# DIRECTION
Return each line of the records holding the string "diagram".

• • •

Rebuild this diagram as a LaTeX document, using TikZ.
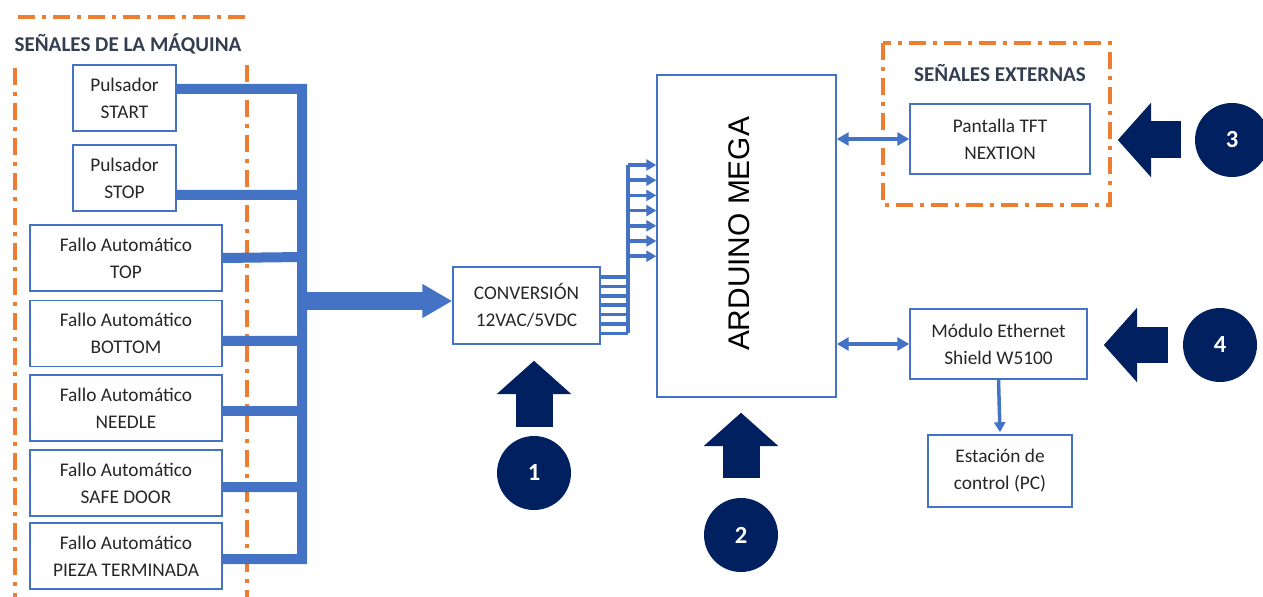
\documentclass[tikz,border=0pt]{standalone}
\usepackage{fontspec}
\usepackage{graphicx}
\setmainfont{Carlito}
\newfontfamily\arialfont{Liberation Sans}
\usetikzlibrary{arrows.meta}
\definecolor{B1}{RGB}{68,114,196}
\definecolor{O1}{RGB}{237,125,49}
\definecolor{N1}{RGB}{0,32,96}
\definecolor{T1}{RGB}{38,38,38}
\definecolor{T2}{RGB}{51,63,80}
\tikzset{
  blk/.style={draw=B1, line width=0.03cm, text=T1, align=center, inner sep=0pt,
    font=\fontsize{11}{15.4}\selectfont},
  falla/.style={blk, minimum width=3.84cm, minimum height=1.32cm},
  pulso/.style={blk, minimum width=2.06cm, minimum height=1.32cm},
  bus/.style={B1, line width=0.2cm},
  sig/.style={B1, line width=0.07cm},
  tipo/.style={-{Triangle[length=0.2cm, width=0.22cm]}},
  edge/.style={O1, line width=0.08cm,
    dash pattern=on 0.34cm off 0.14cm on 0.08cm off 0.14cm},
  num/.style={circle, fill=N1, text=white, minimum size=1.48cm, inner sep=0pt,
    font=\fontsize{14}{14}\bfseries\selectfont},
  push/.style={N1, line width=0.74cm, -{Triangle[length=0.67cm, width=1.46cm]}},
  ttl/.style={text=T2, font=\fontsize{12}{12}\bfseries\selectfont}
}

\begin{document}
\begin{tikzpicture}[x=0.02cm, y=-0.02cm]
  \useasboundingbox (0,0) rectangle (1263,597);

  % senales de la maquina
  \draw[edge] (245,17) -- (13,17);
  \draw[edge] (15,68) -- (15,597);
  \draw[edge] (247,65) -- (247,597);
  \node[ttl] (tmaq) at (128,44) {SEÑALES DE LA MÁQUINA};

  \node[pulso] (start) at (124.5,98) {Pulsador\\START};
  \node[pulso] (stop) at (124.5,178) {Pulsador\\STOP};
  \node[falla] (ftop) at (126,258) {Fallo Automático\\TOP};
  \node[falla] (fbottom) at (126,333.5) {Fallo Automático\\BOTTOM};
  \node[falla] (fneedle) at (126,408) {Fallo Automático\\NEEDLE};
  \node[falla] (fsafe) at (126,483) {Fallo Automático\\SAFE DOOR};
  \node[falla] (fpieza) at (126,556) {Fallo Automático\\PIEZA TERMINADA};

  % bus
  \coordinate (bus) at (302,0);
  \draw[bus] ([yshift=0.18cm]start.east) -| (bus |- 0,559) -- ([yshift=-0.06cm]fpieza.east);
  \draw[bus] ([yshift=-0.34cm]stop.east) -- (bus |- 0,195);
  \draw[bus] (ftop.east) -- (bus |- 0,257);
  \draw[bus] ([yshift=-0.15cm]fbottom.east) -- (bus |- 0,341);
  \draw[bus] ([yshift=-0.06cm]fneedle.east) -- (bus |- 0,411);
  \draw[bus] ([yshift=-0.08cm]fsafe.east) -- (bus |- 0,487);

  % conversion
  \node[blk, minimum width=2.94cm, minimum height=1.54cm] (conv) at (526.5,305.5) {CONVERSIÓN\\12VAC/5VDC};
  \draw[B1, line width=0.36cm, -{Triangle[length=0.6cm, width=0.64cm]}] (bus |- 0,301) -- (conv.west |- 0,301);

  % arduino
  \node[blk, minimum width=3.58cm, minimum height=6.44cm] (mega) at (746.5,236) {};
  \node[text=black, font=\arialfont\fontsize{17}{17}\selectfont] (tmega) at (739,234) {\rotatebox{90}{ARDUINO MEGA}};

  \coordinate (fan) at (628,0);
  \draw[sig] (fan |- 0,165) -- (fan |- 0,333);
  \foreach \i in {0,...,6} {
    \draw[sig] (conv.east |- 0,{277+9.4*\i}) -- (fan |- 0,{277+9.4*\i});
    \draw[sig, tipo] (fan |- 0,{165+15.2*\i}) -- (mega.west |- 0,{165+15.2*\i});
  }

  % senales externas
  \draw[edge] (883,43) rectangle (1110,205);
  \node[ttl] (text) at (1000,73) {SEÑALES EXTERNAS};
  \node[blk, minimum width=3.6cm, minimum height=1.4cm] (tft) at (1000,139) {Pantalla TFT\\NEXTION};
  \node[blk, minimum width=3.54cm, minimum height=1.4cm] (eth) at (998.5,344) {Módulo Ethernet\\Shield W5100};
  \node[blk, minimum width=2.88cm, minimum height=1.44cm] (pc) at (1000,471) {Estación de\\control (PC)};

  \draw[sig, {Triangle[length=0.24cm, width=0.26cm]}-{Triangle[length=0.24cm, width=0.26cm]}] (mega.east |- tft.west) -- (tft.west);
  \draw[sig, {Triangle[length=0.24cm, width=0.26cm]}-{Triangle[length=0.24cm, width=0.26cm]}] (mega.east |- eth.west) -- (eth.west);
  \draw[sig, tipo] (eth.south) -- ([yshift=0.04cm]pc.north);

  % etapas
  \node[num] (c1) at (534,473) {1};
  \node[num] (c2) at (741,535) {2};
  \node[num] (c3) at (1232,140) {3};
  \node[num] (c4) at (1220,345) {4};
  \draw[push] ([yshift=0.18cm]c1.north) -- ([yshift=-0.32cm]c1.north |- conv.south);
  \draw[push] ([yshift=0.4cm]c2.north) -- ([yshift=-0.3cm]c2.north |- mega.south);
  \draw[push] ([xshift=-0.28cm]c3.west) -- ([xshift=0.54cm]tft.east |- c3.west);
  \draw[push] ([xshift=-0.3cm]c4.west) -- ([xshift=0.32cm]eth.east |- c4.west);
\end{tikzpicture}
\end{document}
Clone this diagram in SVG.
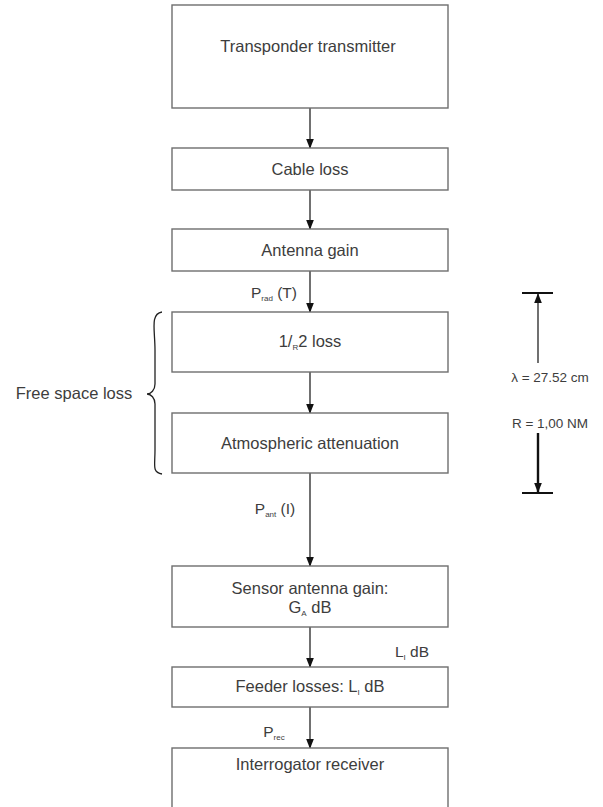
<svg xmlns="http://www.w3.org/2000/svg" width="603" height="807" viewBox="0 0 603 807">
<defs>
<marker id="ah" markerWidth="10" markerHeight="10" refX="9" refY="5" orient="auto" markerUnits="userSpaceOnUse">
<path d="M0,1.2 L10,5 L0,8.8 Z" fill="#111"/>
</marker>
<style>
.box{fill:#fff;stroke:#6e6e6e;stroke-width:1.4}
.t{font-family:"Liberation Sans",Arial,sans-serif;font-size:16.5px;fill:#3d3d3d;text-anchor:middle}
.l{font-size:15.5px}
.d{font-size:13.5px}
.s{font-size:8px}
.c{stroke:#111;stroke-width:1.2;fill:none}
</style>
</defs>
<rect width="603" height="807" fill="#fff"/>
<g id="connectors">
<line class="c" x1="310" y1="108" x2="310" y2="148" marker-end="url(#ah)"/>
<line class="c" x1="310" y1="190" x2="310" y2="229" marker-end="url(#ah)"/>
<line class="c" x1="310" y1="271" x2="310" y2="312" marker-end="url(#ah)"/>
<line class="c" x1="310" y1="372" x2="310" y2="413" marker-end="url(#ah)"/>
<line class="c" x1="310" y1="473" x2="310" y2="566" marker-end="url(#ah)"/>
<line class="c" x1="310" y1="627" x2="310" y2="667" marker-end="url(#ah)"/>
<line class="c" x1="310" y1="707" x2="310" y2="748" marker-end="url(#ah)"/>
</g>
<g id="n1"><rect class="box" x="172" y="5" width="276" height="103"/><text class="t" x="308" y="52">Transponder transmitter</text></g>
<g id="n2"><rect class="box" x="172" y="148" width="276" height="42"/><text class="t" x="310" y="175">Cable loss</text></g>
<g id="n3"><rect class="box" x="172" y="229" width="276" height="42"/><text class="t" x="310" y="256">Antenna gain</text></g>
<g id="n4"><rect class="box" x="172" y="312" width="276" height="60"/><text class="t" x="310" y="347">1/<tspan class="s" dy="3">R</tspan><tspan dy="-3">2 loss</tspan></text></g>
<g id="n5"><rect class="box" x="172" y="413" width="276" height="60"/><text class="t" x="310" y="449">Atmospheric attenuation</text></g>
<g id="n6"><rect class="box" x="172" y="566" width="276" height="61"/><text class="t" x="310" y="594">Sensor antenna gain:</text><text class="t" x="310" y="613">G<tspan class="s" dy="3">A</tspan><tspan dy="-3"> dB</tspan></text></g>
<g id="n7"><rect class="box" x="172" y="667" width="276" height="40"/><text class="t" x="310" y="692">Feeder losses: L<tspan class="s" dy="3">I</tspan><tspan dy="-3"> dB</tspan></text></g>
<g id="n8"><rect class="box" x="172" y="748" width="276" height="70"/><text class="t" x="310" y="770">Interrogator receiver</text></g>
<g id="labels">
<text class="t l" x="274" y="298">P<tspan class="s" dy="3">rad</tspan><tspan dy="-3"> (T)</tspan></text>
<text class="t l" x="275" y="514">P<tspan class="s" dy="3">ant</tspan><tspan dy="-3"> (I)</tspan></text>
<text class="t l" x="412" y="657">L<tspan class="s" dy="3">I</tspan><tspan dy="-3"> dB</tspan></text>
<text class="t l" x="274" y="737">P<tspan class="s" dy="3">rec</tspan></text>
<text class="t" x="74" y="399">Free space loss</text>
<path d="M162,312 C150,314 155,330 155,350 L155,384 C155,390 151,394 147,394 C151,394 155,398 155,404 L155,450 C155,466 152,472 162,474" fill="none" stroke="#222" stroke-width="1.3"/>
</g>
<g id="dimension">
<line x1="522" y1="293" x2="553" y2="293" stroke="#111" stroke-width="2"/>
<line x1="538" y1="363" x2="538" y2="294" stroke="#111" stroke-width="1.2" marker-end="url(#ah)"/>
<text class="t d" x="550" y="382">λ = 27.52 cm</text>
<text class="t d" x="550" y="428">R = 1,00 NM</text>
<line x1="538" y1="433" x2="538" y2="492" stroke="#111" stroke-width="2.4" marker-end="url(#ah)"/>
<line x1="522" y1="493" x2="553" y2="493" stroke="#111" stroke-width="2"/>
</g>
</svg>
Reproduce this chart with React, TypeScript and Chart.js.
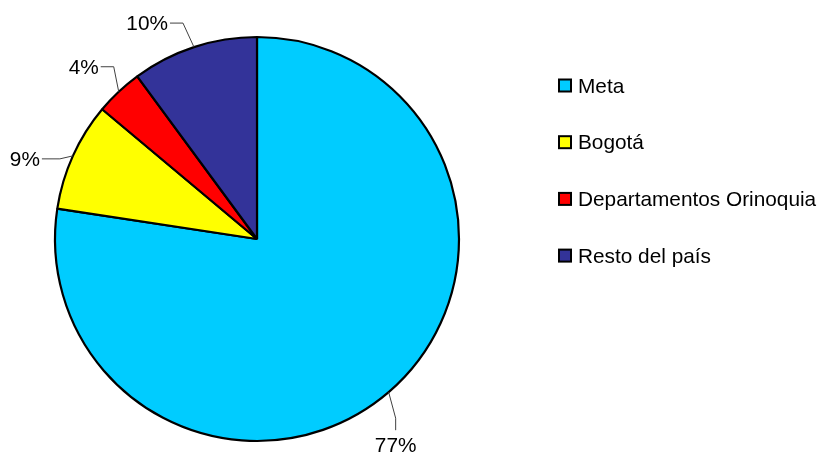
import React, { useEffect, useRef } from "react";
import { Chart, registerables } from "chart.js";

Chart.register(...registerables);

const categories = ["Meta", "Bogotá", "Departamentos Orinoquia", "Resto del país"];
const shares = [77.4, 8.7, 3.8, 10.1];
const percentLabels = ["77%", "9%", "4%", "10%"];
const colors = ["#00CCFF", "#FFFF00", "#FF0000", "#333399"];

// style: leader line geometry relative to slice edge
const leaderStyles = [
  { dx: 7, dy: 26, tail: "down", len: 12 },
  { dx: -13, dy: 3, tail: "left", len: 18 },
  { dx: -5, dy: -25, tail: "left", len: 13 },
  { dx: -11, dy: -24, tail: "left", len: 13 },
];

const FONT = '20.8px "Liberation Sans", Arial, sans-serif';

const labelPlugin = {
  id: "pieLabels",
  afterDraw(chart: any) {
    const ctx = chart.ctx;
    const meta = chart.getDatasetMeta(0);
    ctx.save();
    ctx.font = FONT;
    meta.data.forEach((arc: any, i: number) => {
      const p = arc.getProps(["x", "y", "startAngle", "endAngle", "outerRadius"], true);
      const mid = (p.startAngle + p.endAngle) / 2;
      const ex = p.x + p.outerRadius * Math.cos(mid);
      const ey = p.y + p.outerRadius * Math.sin(mid);
      const s = leaderStyles[i];
      const bx = ex + s.dx;
      const by = ey + s.dy;
      let tx = bx, ty = by;
      if (s.tail === "down") ty = by + s.len;
      else tx = bx - s.len;
      ctx.strokeStyle = "#404040";
      ctx.lineWidth = 1;
      ctx.beginPath();
      ctx.moveTo(ex, ey);
      ctx.lineTo(bx, by);
      ctx.lineTo(tx, ty);
      ctx.stroke();
      ctx.fillStyle = "#000";
      ctx.textBaseline = "alphabetic";
      if (s.tail === "down") {
        ctx.textAlign = "center";
        ctx.fillText(percentLabels[i], tx, ty + 22);
      } else {
        ctx.textAlign = "right";
        ctx.fillText(percentLabels[i], tx - 2, ty + 7);
      }
    });
    ctx.restore();
  },
};

const legendPlugin = {
  id: "sideLegend",
  afterDraw(chart: any) {
    const ctx = chart.ctx;
    ctx.save();
    ctx.font = FONT;
    const x0 = 558;
    const y0 = 85.5;
    const step = 56.7;
    categories.forEach((c, i) => {
      const cy = y0 + i * step;
      ctx.fillStyle = colors[i];
      ctx.fillRect(x0 + 1, cy - 6, 12, 12);
      ctx.strokeStyle = "#000";
      ctx.lineWidth = 2;
      ctx.strokeRect(x0 + 1, cy - 6, 12, 12);
      ctx.fillStyle = "#000";
      ctx.textAlign = "left";
      ctx.textBaseline = "alphabetic";
      ctx.fillText(c, x0 + 20, cy + 7);
    });
    ctx.restore();
  },
};

export default function App() {
  const ref = useRef<HTMLCanvasElement>(null);
  useEffect(() => {
    if (!ref.current) return;
    const chart = new Chart(ref.current, {
      type: "pie",
      data: {
        labels: categories,
        datasets: [
          {
            data: shares,
            backgroundColor: colors,
            borderColor: "#000",
            borderWidth: 2.2,
          },
        ],
      },
      options: {
        animation: false,
        responsive: true,
        maintainAspectRatio: false,
        radius: 202,
        layout: { padding: { left: 0, top: 24, right: 303, bottom: 0 } },
        plugins: {
          legend: { display: false },
          tooltip: { enabled: false },
        },
      } as any,
      plugins: [labelPlugin, legendPlugin],
    });
    return () => chart.destroy();
  }, []);
  return (
    <div style={{ position: "absolute", left: 0, top: 0, width: 817, height: 454, background: "#fff" }}>
      <canvas ref={ref} />
    </div>
  );
}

• • •

# ANSWER IN FULL
Rebuild this diagram as a LaTeX document, using TikZ.
Clone this diagram in SVG.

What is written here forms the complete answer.